Highway 401 through southern Ontario is, by vehicle count, the busiest highway in North America — and arguably the world. At its widest point through Toronto, the 401 carries over 400,000 vehicles per day across up to 18 lanes of traffic. For commercial truck drivers, this corridor is the backbone of Canadian freight: virtually all goods moving between Windsor (and the US border at Detroit), Toronto, Montreal, and the Maritime provinces travel this route.
The 401 combines the volume and congestion challenges of I-95 in the Northeast US with the winter severity of any northern corridor, and adds perpetual construction, aggressive enforcement, and a driver population that treats the highway as a high-speed expressway regardless of conditions. It is consistently among the most dangerous corridors in North America for commercial vehicles.
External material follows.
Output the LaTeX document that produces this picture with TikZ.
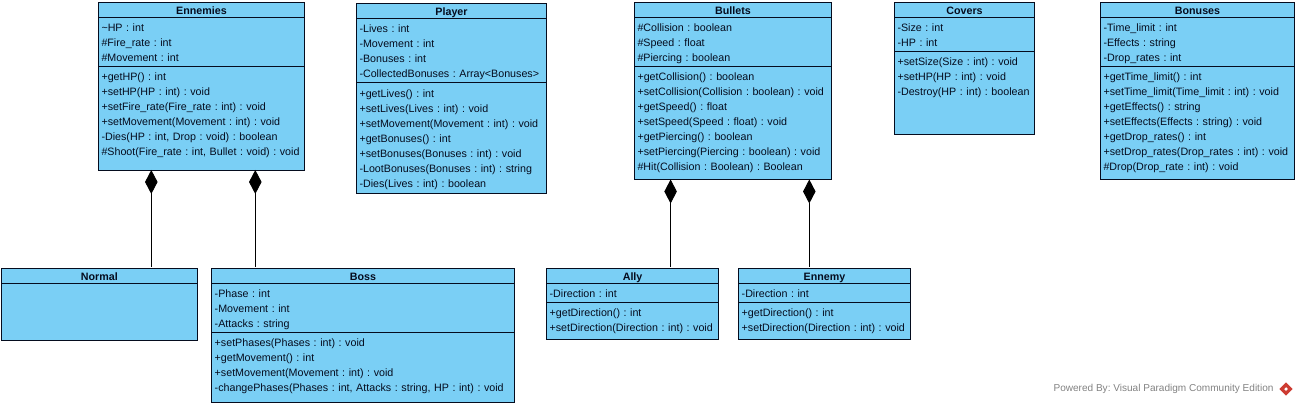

The Route: Windsor to Quebec Border
Highway 401 runs approximately 825 kilometers (513 miles) from Windsor, Ontario at the US border to the Quebec border east of Cornwall, where it becomes Quebec Autoroute 20 toward Montreal. The highway passes through or near London, Kitchener-Waterloo, and Toronto — Ontario’s three largest urban areas — before continuing through Kingston and Cornwall to Quebec.
The Toronto segment (roughly from Milton in the west to Oshawa in the east, about 100 km) is where traffic density reaches its extreme. East and west of Toronto, the 401 narrows from its urban configuration to a four-lane divided highway through more rural terrain, but truck volumes remain heavy throughout.
The Five Major Hazards
1. Traffic Volume and Congestion
The sheer volume of traffic on Highway 401 through Toronto defies comparison with most US interstates. The collector-express lane system through Toronto splits the highway into local (collector) and through (express) lanes, each carrying multiple lanes of traffic in each direction. Despite this capacity, congestion is severe and persistent.
Key congestion points:
- Highway 401/427 interchange (Etobicoke): One of the highest-volume interchanges in Canada. Merging traffic from the 427 (connecting to Pearson Airport and the western suburbs) routinely backs up the 401 express lanes for kilometers.
- Highway 401/Don Valley Parkway interchange: The DVP feeds commuter traffic from north Toronto directly onto the 401. Morning and evening peaks create standing congestion.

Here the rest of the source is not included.